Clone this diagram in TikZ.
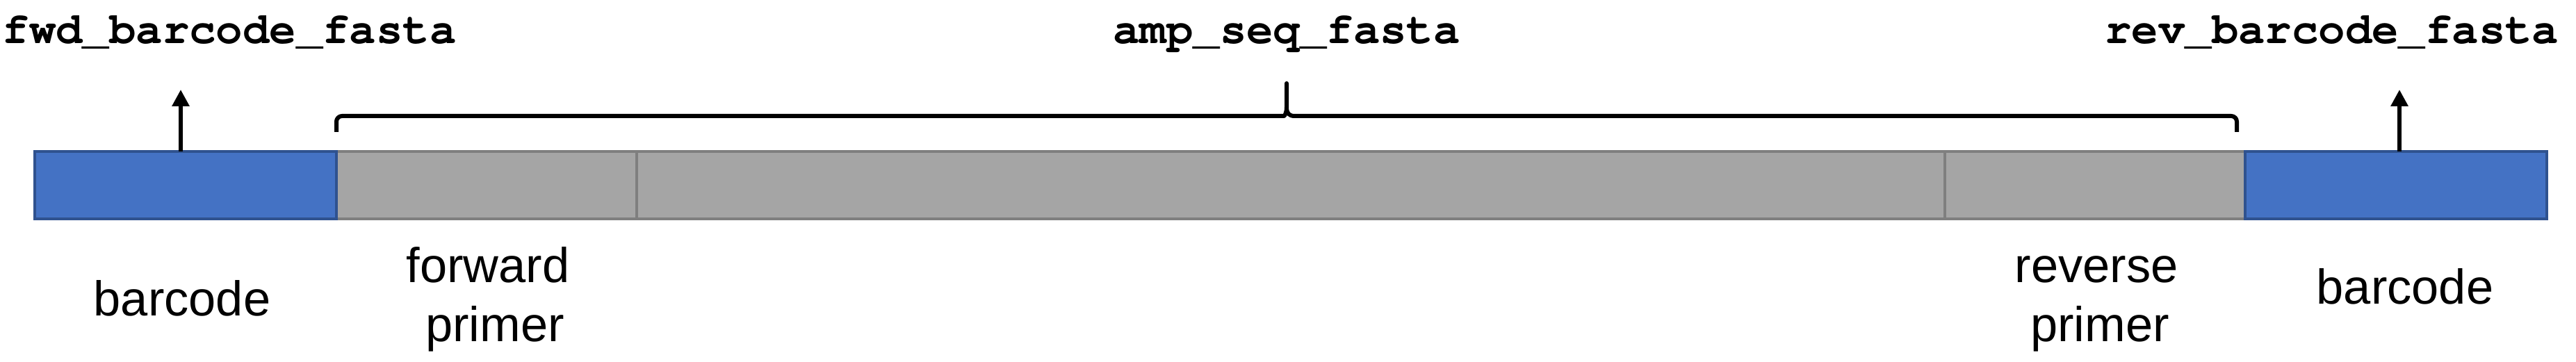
\documentclass[tikz,border=0pt]{standalone}
\usepackage{fontspec}
\setmainfont{Liberation Sans}
\newfontfamily\codefont{texgyrecursor-bold.otf}
\usetikzlibrary{arrows.meta}
\definecolor{bfill}{HTML}{4472C4}
\definecolor{bline}{HTML}{2F528F}
\definecolor{gfill}{HTML}{A5A5A5}
\definecolor{gline}{HTML}{7F7F7F}
\tikzset{
  seg/.style={rectangle, inner sep=0pt, outer sep=0pt, minimum height=24.25pt},
  bluebox/.style={seg, fill=bfill, draw=bline, line width=0.9pt},
  graybox/.style={seg, fill=gfill, draw=gline, line width=1pt},
  codelabel/.style={font=\codefont\fontsize{16}{19}\selectfont, inner sep=0pt},
  partlabel/.style={font=\fontsize{17.6}{21}\selectfont, inner sep=0pt},
  arr/.style={line width=1.5pt, -{Triangle[width=6pt,length=6pt]}},
  bracket/.style={line width=1.5pt, line join=round}
}
\begin{document}
\begin{tikzpicture}[x=0.25pt,y=-0.25pt]
\useasboundingbox (0,0) rectangle (3706,521);
% segments
\node[graybox, minimum width=108pt] (fp) at (700,266.5) {};
\node[graybox, minimum width=470.5pt] (amp) at (1857,266.5) {};
\node[graybox, minimum width=108pt] (rp) at (3014,266.5) {};
\node[bluebox, minimum width=108.5pt] (bc1) at (267,266.5) {};
\node[bluebox, minimum width=108.5pt] (bc2) at (3447,266.5) {};
% file names
\node[codelabel, anchor=base west] (fwdname) at (3,63) {fwd\_barcode\_fasta};
\node[codelabel, anchor=base] (ampname) at (1851,63) {amp\_seq\_fasta};
\node[codelabel, anchor=base east] (revname) at (3682,63) {rev\_barcode\_fasta};
% arrows
\coordinate (fwdtip) at (260,129);
\coordinate (revtip) at (3452,129);
\draw[arr] (fwdtip |- bc1.north) -- (fwdtip);
\draw[arr] (revtip |- bc2.north) -- (revtip);
% bracket
\coordinate (brL) at (484,190);
\coordinate (brR) at (3218,190);
\coordinate (brT) at (1851,120);
\draw[bracket, rounded corners=2pt] (brL) -- (brL |- 0,167) -- (1839,167)
  [sharp corners] .. controls (1848,167) and (1851,163) .. (1851,154) -- (brT)
  -- (1851,154) .. controls (1851,163) and (1854,167) .. (1863,167)
  [rounded corners=2pt] -- (brR |- 0,167) -- (brR);
% part labels
\node[partlabel, anchor=base] (bc1lab) at (262,455) {barcode};
\node[partlabel, anchor=base] (fplab1) at (702,407) {forward};
\node[partlabel, anchor=base] (fplab2) at (712,492) {primer};
\node[partlabel, anchor=base] (rplab1) at (3016,407) {reverse};
\node[partlabel, anchor=base] (rplab2) at (3021,492) {primer};
\node[partlabel, anchor=base] (bc2lab) at (3460,438) {barcode};
\end{tikzpicture}
\end{document}
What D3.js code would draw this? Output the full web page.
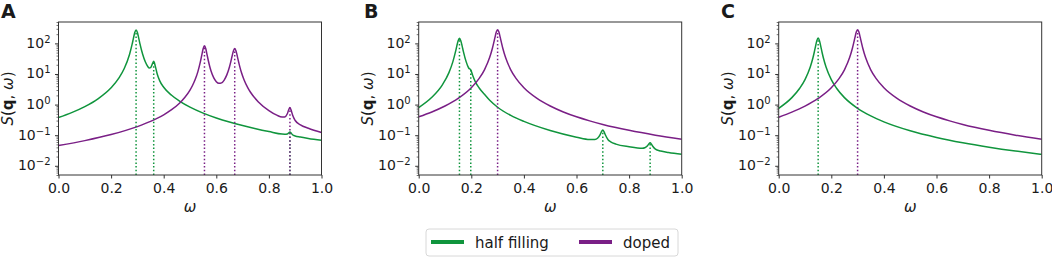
<!DOCTYPE html>
<html><head><meta charset="utf-8">
<script src="https://cdn.jsdelivr.net/npm/d3@7"></script>
<style>body{margin:0;background:#fff}svg{display:block}text{font-family:"DejaVu Sans",sans-serif;fill:#1a1a1a}</style>
</head><body><svg id="c" width="1052" height="257"></svg>
<script>
// ---- data (read from the reference) ----
const xTicks = [0, 0.2, 0.4, 0.6, 0.8, 1.0];
const yTicks = [1e-2, 1e-1, 1, 10, 100];
const yTickExp = ["\u22122", "\u22121", "0", "1", "2"];
const seriesNames = ["half filling", "doped"];
const seriesColors = ["#10953d", "#7a1f86"];
const panelLabels = ["A", "B", "C"];

const aHalf = [[0,0.378],[0.05,0.546],[0.1,0.859],[0.15,1.545],[0.2,3.56],[0.23,7.46],[0.25,15.08],[0.27,43.4],[0.28,94.1],[0.285,148],[0.29,226],[0.295,275.6],[0.3,226],[0.305,148],[0.31,94.3],[0.32,44.0],[0.33,25.0],[0.34,17.2],[0.345,15.7],[0.35,16.1],[0.355,19.4],[0.362,26.0],[0.368,18.1],[0.375,10.2],[0.385,5.96],[0.4,3.69],[0.43,2.01],[0.46,1.30],[0.5,0.826],[0.55,0.527],[0.6,0.366],[0.65,0.269],[0.7,0.206],[0.75,0.163],[0.8,0.132],[0.85,0.109],[0.86,0.108],[0.87,0.110],[0.875,0.118],[0.88,0.128],[0.885,0.115],[0.89,0.103],[0.9,0.094],[0.92,0.087],[0.95,0.0783],[1.0,0.068]];
const aDoped = [[0,0.046],[0.1,0.0665],[0.2,0.1048],[0.3,0.191],[0.35,0.282],[0.4,0.463],[0.43,0.68],[0.46,1.11],[0.48,1.70],[0.5,2.98],[0.51,4.28],[0.52,6.70],[0.53,11.98],[0.54,26.2],[0.545,42.1],[0.55,66.7],[0.555,83.0],[0.56,66.8],[0.565,42.3],[0.57,26.5],[0.575,17.6],[0.58,12.6],[0.59,7.62],[0.6,5.62],[0.61,4.94],[0.62,5.14],[0.63,6.34],[0.64,9.34],[0.65,16.9],[0.655,24.8],[0.66,38.1],[0.665,56.7],[0.67,67.8],[0.675,56.6],[0.68,37.8],[0.685,24.5],[0.69,16.5],[0.695,11.6],[0.705,6.59],[0.72,3.51],[0.73,2.53],[0.76,1.22],[0.8,0.638],[0.83,0.451],[0.85,0.39],[0.86,0.395],[0.87,0.501],[0.875,0.663],[0.88,0.80],[0.885,0.64],[0.89,0.455],[0.9,0.302],[0.92,0.218],[0.95,0.168],[1.0,0.122]];
const bHalf = [[0,0.80],[0.05,1.73],[0.09,4.42],[0.115,11.1],[0.13,25.4],[0.14,53.8],[0.145,82.8],[0.15,122.4],[0.155,146],[0.16,122.4],[0.165,82.9],[0.17,54.0],[0.18,25.8],[0.19,15.7],[0.198,13.7],[0.205,9.09],[0.215,5.63],[0.23,3.49],[0.25,2.16],[0.27,1.38],[0.3,0.82],[0.35,0.443],[0.4,0.282],[0.5,0.142],[0.6,0.0862],[0.65,0.0724],[0.67,0.0727],[0.68,0.0793],[0.69,0.104],[0.695,0.130],[0.7,0.147],[0.705,0.128],[0.71,0.101],[0.72,0.071],[0.73,0.061],[0.75,0.0512],[0.8,0.0419],[0.85,0.0374],[0.86,0.0388],[0.87,0.0451],[0.875,0.0519],[0.88,0.0561],[0.885,0.051],[0.89,0.0435],[0.9,0.0352],[0.92,0.0303],[0.95,0.027],[1.0,0.0237]];
const bDoped = [[0,0.399],[0.05,0.575],[0.1,0.897],[0.15,1.59],[0.2,3.55],[0.23,7.16],[0.25,13.7],[0.27,35.0],[0.28,68.1],[0.285,102],[0.29,157],[0.295,234],[0.3,280],[0.305,234],[0.31,157],[0.315,102],[0.32,68.1],[0.33,35.0],[0.35,13.7],[0.37,7.16],[0.4,3.55],[0.45,1.59],[0.5,0.897],[0.55,0.575],[0.6,0.399],[0.65,0.294],[0.7,0.225],[0.8,0.144],[0.9,0.0999],[1.0,0.0735]];
const cHalf = [[0,0.756],[0.05,1.69],[0.08,3.41],[0.1,6.54],[0.12,16.9],[0.13,33.3],[0.135,50.4],[0.14,79.9],[0.145,123],[0.15,150],[0.155,123],[0.16,79.9],[0.165,50.4],[0.17,33.3],[0.18,16.9],[0.2,6.54],[0.22,3.41],[0.25,1.69],[0.3,0.756],[0.35,0.426],[0.4,0.273],[0.5,0.1395],[0.6,0.0844],[0.7,0.0565],[0.8,0.0405],[0.9,0.0304],[1.0,0.0237]];
const cDoped = [[0,0.385],[0.05,0.565],[0.1,0.89],[0.15,1.59],[0.2,3.55],[0.23,7.16],[0.25,13.7],[0.27,35.0],[0.28,68.1],[0.285,102],[0.29,157],[0.295,234],[0.3,280],[0.305,234],[0.31,157],[0.315,102],[0.32,68.1],[0.33,35.0],[0.35,13.7],[0.37,7.16],[0.4,3.55],[0.45,1.59],[0.5,0.897],[0.55,0.575],[0.6,0.399],[0.65,0.294],[0.7,0.225],[0.8,0.144],[0.9,0.0999],[1.0,0.0735]];

const aHalfPeaks = [0.295, 0.362, 0.88];
const aDopedPeaks = [0.555, 0.67, 0.88];
const bHalfPeaks = [0.155, 0.198, 0.70, 0.88];
const bDopedPeaks = [0.3];
const cHalfPeaks = [0.15];
const cDopedPeaks = [0.3];

const panels = [
  {series:[aHalf, aDoped], peaks:[aHalfPeaks, aDopedPeaks]},
  {series:[bHalf, bDoped], peaks:[bHalfPeaks, bDopedPeaks]},
  {series:[cHalf, cDoped], peaks:[cHalfPeaks, cDopedPeaks]}
];

// ---- layout ----
const svg = d3.select("#c");
const lefts = [58.5, 418.7, 778.7];
const labelX = [1, 364, 721];
const plotTop = 22, W = 263, H = 153;
const yMin = 0.005, yMax = 500;
const axisColor = "#333";

const minorTicks = [];
for (let e = -3; e <= 2; e++) for (let m = 2; m <= 9; m++) {
  const v = m * Math.pow(10, e);
  if (v >= yMin && v <= yMax) minorTicks.push(v);
}

panels.forEach((p, i) => {
  const g = svg.append("g").attr("transform", `translate(${lefts[i]},${plotTop})`);
  const x = d3.scaleLinear().domain([0, 1]).range([0, W]);
  const y = d3.scaleLog().domain([yMin, yMax]).range([H, 0]);

  const clipId = "clip" + i;
  g.append("clipPath").attr("id", clipId).append("rect").attr("width", W).attr("height", H);
  const plot = g.append("g").attr("clip-path", `url(#${clipId})`);

  const line = d3.line().x(d => x(d[0])).y(d => y(d[1])).curve(d3.curveMonotoneX);
  p.series.forEach((s, k) => {
    plot.append("path").datum(s).attr("d", line)
      .attr("fill", "none").attr("stroke", seriesColors[k]).attr("stroke-width", 1.5);
  });
  p.peaks.forEach((pk, k) => {
    const s = p.series[k];
    pk.forEach(w => {
      const pt = s.reduce((a, b) => Math.abs(b[0] - w) < Math.abs(a[0] - w) ? b : a);
      plot.append("line")
        .attr("x1", x(pt[0])).attr("x2", x(pt[0]))
        .attr("y1", y(yMin)).attr("y2", y(pt[1]))
        .attr("stroke", seriesColors[k]).attr("stroke-width", 1.5)
        .attr("stroke-dasharray", "1.5,2.2");
    });
  });

  // x axis
  const xa = g.append("g").attr("transform", `translate(0,${H})`)
    .call(d3.axisBottom(x).tickValues(xTicks).tickFormat(d3.format(".1f")).tickSize(3.5).tickPadding(4.5));
  xa.select(".domain").remove();
  xa.selectAll("line").attr("stroke", axisColor);
  xa.selectAll("text").attr("font-size", 14).attr("font-family", "DejaVu Sans").attr("fill", "#1a1a1a");

  // y axis major
  const ya = g.append("g")
    .call(d3.axisLeft(y).tickValues(yTicks).tickFormat("").tickSize(3.5));
  ya.select(".domain").remove();
  ya.selectAll("line").attr("stroke", axisColor);
  const ym = g.append("g")
    .call(d3.axisLeft(y).tickValues(minorTicks).tickFormat("").tickSize(2));
  ym.select(".domain").remove();
  ym.selectAll("line").attr("stroke", axisColor).attr("stroke-width", 0.7);

  yTicks.forEach((v, k) => {
    const t = g.append("text").attr("x", -8).attr("y", y(v) + 4.5)
      .attr("text-anchor", "end").attr("font-size", 14);
    t.append("tspan").text("10");
    t.append("tspan").attr("dy", -5).attr("font-size", 10).text(yTickExp[k]);
  });

  // frame
  g.append("rect").attr("width", W).attr("height", H)
    .attr("fill", "none").attr("stroke", axisColor).attr("stroke-width", 1);

  // axis labels
  g.append("text").attr("x", W / 2).attr("y", 212 - plotTop).attr("text-anchor", "middle")
    .attr("font-size", 15).attr("font-style", "italic").text("\u03c9");
  const yl = svg.append("text")
    .attr("transform", `translate(${lefts[i] - 45.5},${plotTop + H / 2}) rotate(-90)`)
    .attr("text-anchor", "middle").attr("font-size", 15);
  yl.append("tspan").attr("font-style", "italic").text("S");
  yl.append("tspan").text("(");
  yl.append("tspan").attr("font-weight", "bold").text("q");
  yl.append("tspan").text(", ");
  yl.append("tspan").attr("font-style", "italic").text("\u03c9");
  yl.append("tspan").text(")");

  svg.append("text").attr("x", labelX[i]).attr("y", 17.5)
    .attr("font-family", "Liberation Sans, Arial, sans-serif").attr("font-weight", "bold")
    .attr("font-size", 19).attr("fill", "#000").text(panelLabels[i]);
});

// legend
const lg = svg.append("g");
lg.append("rect").attr("x", 426).attr("y", 229).attr("width", 252).attr("height", 27).attr("rx", 3)
  .attr("fill", "#fff").attr("stroke", "#d8d8d8").attr("stroke-width", 1);
const legX = [431, 579];
seriesNames.forEach((n, k) => {
  lg.append("line").attr("x1", legX[k]).attr("x2", legX[k] + 33).attr("y1", 242).attr("y2", 242)
    .attr("stroke", seriesColors[k]).attr("stroke-width", 4);
  lg.append("text").attr("x", legX[k] + 44).attr("y", 247.5).attr("font-size", 15).text(n);
});
</script></body></html>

- Exercise goal
In the material above, find each line that contains the word "draw", and select it.

- Task response
  bluebox/.style={seg, fill=bfill, draw=bline, line width=0.9pt},
  graybox/.style={seg, fill=gfill, draw=gline, line width=1pt},
\draw[arr] (fwdtip |- bc1.north) -- (fwdtip);
\draw[arr] (revtip |- bc2.north) -- (revtip);
\draw[bracket, rounded corners=2pt] (brL) -- (brL |- 0,167) -- (1839,167)
What D3.js code would draw this? Output the full web page.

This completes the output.